Before evaluating a rent-to-own (RTO) plan, the unit economics need to make sense. A Direct-to-Film printer's value is measured by cost per transfer and how quickly the equipment pays for itself. Four numbers anchor every honest ROI conversation:

  • Hardware price band: Entry-level 24-inch (60 cm) DTF printers run $3,500–$8,000 outright; mid-tier units with an inline powder shaker and curing oven sit at $15,000–$25,000; industrial systems exceed $40,000.
  • RTO monthly payment: For entry and mid-tier hardware, monthly RTO payments typically fall between $200 and $800, with 24–48 month terms and ownership at the end.
  • Consumables per A4 transfer: Ink, PET film, and adhesive powder total roughly $0.50–$1.50 per A4-sized print, varying with coverage and ink brand (e.g., Epson UltraChrome DG vs. third-party CMYK+W).
  • Wholesale resale price: A finished A4 transfer sells for $5–$12 wholesale and $15–$30 retail, putting gross margin per print between 80% and 95%.

Calculating Monthly Break-Even Volume

To turn those numbers into a payback figure, work the math the same way every time:

  1. Total fixed cost: Add the RTO payment, electricity (~$30–$60/mo for a mid-tier shaker), and any service plan to get the fixed monthly outlay — typically $300–$900.
  2. Margin per transfer: Subtract per-print consumable cost from your wholesale or retail price; an A4 sold at $8 wholesale with $1 in consumables yields $7 gross margin.
  3. Break-even units: Divide fixed outlay by margin per transfer — a $500/mo RTO plan at $7 margin breaks even at ~72 transfers/month.
  4. Surplus capacity: Entry-level units run 30–60 A4 transfers per hour, so 2–3 production hours per week clear the break-even line.

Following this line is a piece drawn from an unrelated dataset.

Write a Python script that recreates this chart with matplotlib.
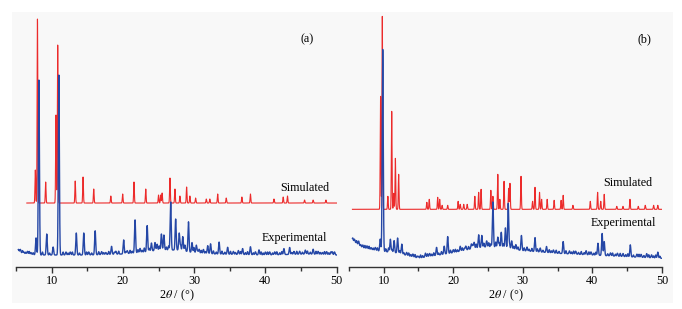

Choosing Between Rent-to-Own and Cash Purchase

Once the per-print math works, the next question is whether RTO beats writing a check. RTO typically adds 20–35% to the sticker price across the term — the trade is liquidity, tax treatment, and service risk. Four factors frame the decision:

  • Total cost: A $15,000 mid-tier printer on a 36-month RTO plan repays $18,500–$20,000 — a $3,500–$5,000 premium for spreading the spend.
  • Tax treatment: RTO payments often qualify as deductible operating expenses in the year paid; cash purchases require depreciation under MACRS or Section 179.
  • Cash runway: Keeping $15,000 in working capital lets a shop absorb one or two slow months — buying outright can sink an otherwise healthy business.
  • Service inclusion: Many RTO plans bundle parts and on-site service; cash buyers cover those (a single Epson printhead runs $400–$900).

Deciding Which Path Fits

Run this checklist in order — the first "no" picks the path:

  1. Working capital: If paying cash leaves less than three months of operating expense in the bank, choose RTO.
  2. Service exposure: With no in-house technician and no authorized service partner nearby, pick an RTO plan that bundles maintenance.
  3. Tax-year fit: When deductions this year matter and Section 179 doesn't apply, RTO's operating-expense treatment is simpler.
  4. Long tenure: If the operator plans to keep the equipment five-plus years and has the capital, cash wins long-term.

Conclusion

Rent-to-own shifts the question from "can I afford the equipment" to "does the math clear the monthly payment." With consumables under $1.50 per A4 transfer and gross margins above 80%, most shops break even at 60–80 transfers per month — a few production hours a week. Whether RTO or cash wins comes down to working capital, service exposure, and tax-year fit.

Key Takeaways:

  • Entry-level DTF printers cost $3,500–$8,000; mid-tier units run $15,000–$25,000.
  • RTO adds a 20–35% premium across the term for liquidity, bundled service, and operating-expense tax treatment.
  • Break-even sits near 60–80 A4 transfers per month on a $500/mo plan with $7 margin per print.
  • Cash purchase wins long-term only with strong working capital and a five-plus year tenure.